Rabbi Tzvi Berkowitz said that although the number of Holocaust survivors has been dwindling over the last couple of years, they remain pillars of the community for their strength in confronting unimaginable violence.

“It is one thing to survive, it’s another to recollect and articulate what you’ve been through,” he said.

Weinstein, who grew up in a town 75 miles east of Warsaw before the Nazis invaded Poland in 1939, said his experiences in the Treblinka extermination camp have haunted him all of his life.

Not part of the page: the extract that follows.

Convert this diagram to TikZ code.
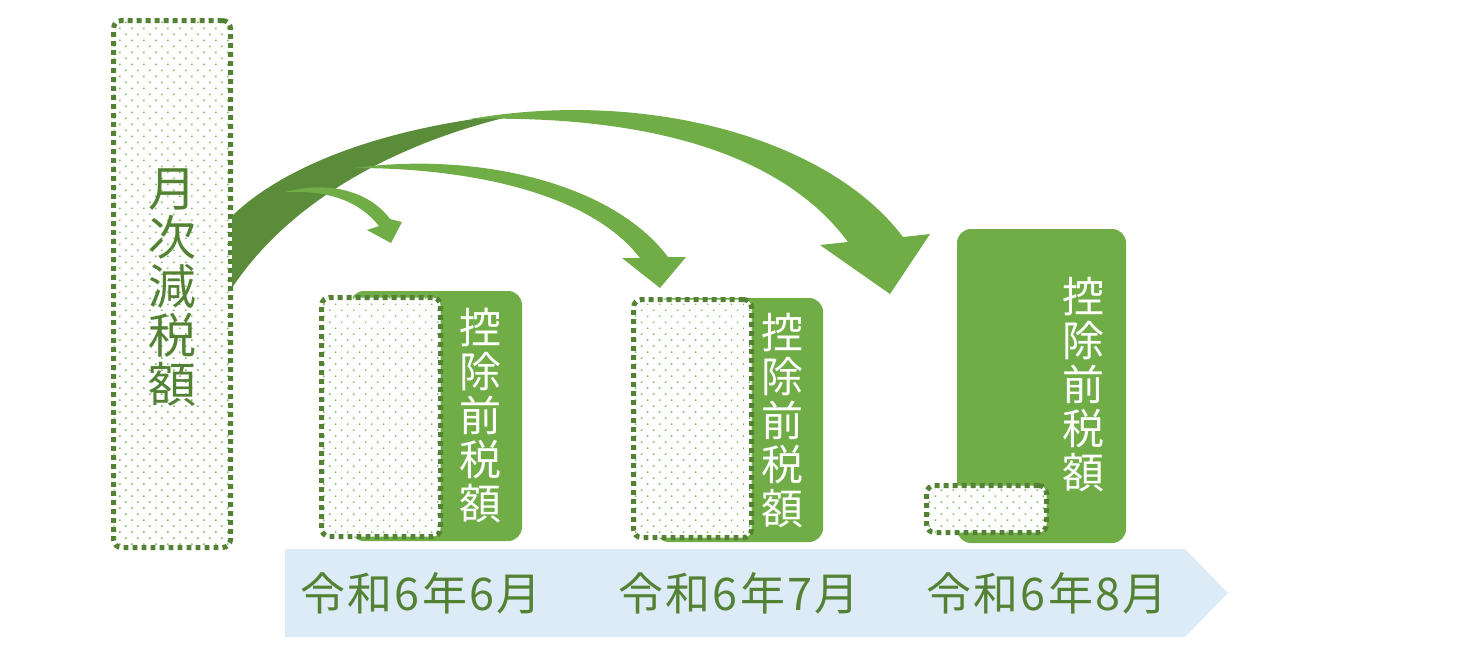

He recalled how he and his brother saw their mother being taken away to the camp in 1942 in a separate train car, only to never see her again.

When the train carrying him and his brother reached its destination, Weinstein got his first glimpse of the violence that would be committed at the concentration camp when a group of parched passengers tried to get some sustenance.

“People jumped out to try to get water, but all were shot,” he said.

Weinstein became a victim himself when he was shot in the chest by a Nazi officer while waiting in line for water, but he was saved when his brother took him and hid him in a building filled with clothing. When Weinstein was strong enough to leave the building, he learned his brother had been killed.

Eventually, the soldiers put Weinstein to work cleaning up and cremating the remains of prisoners who were murdered, many of whom were children and babies.

“It’s more than 67 years since it happened, but I still remember their faces, their big, beautiful eyes,” he said.

The survivor eventually escaped the prison to a Jewish ghetto in Losice, where he was reunited with his father and the two were on the run hiding from the Nazis. After the nation was liberated by the Red Army in 1944, Weinstein joined the Polish army and fought against the Nazis.

When the war ended, he and his father moved to Brooklyn, where Weinstein raised his family and continues to thrive.

“My grandchildren are the final solution,” he said.

U.S. Rep. Anthony Weiner (D-Forest Hills), who attended the service with fellow Queens elected officials state Sen. Joseph Addabbo (D-Howard Beach) and state Assemblywoman Audrey Pheffer (D-Far Rockaway), commended Weinstein for his bravery during the war and after it. He encouraged all Holocaust survivors to continue to tell their stories in order to prevent similar genocides from happening again.

“We have to continue the services from one year to the next,” he said.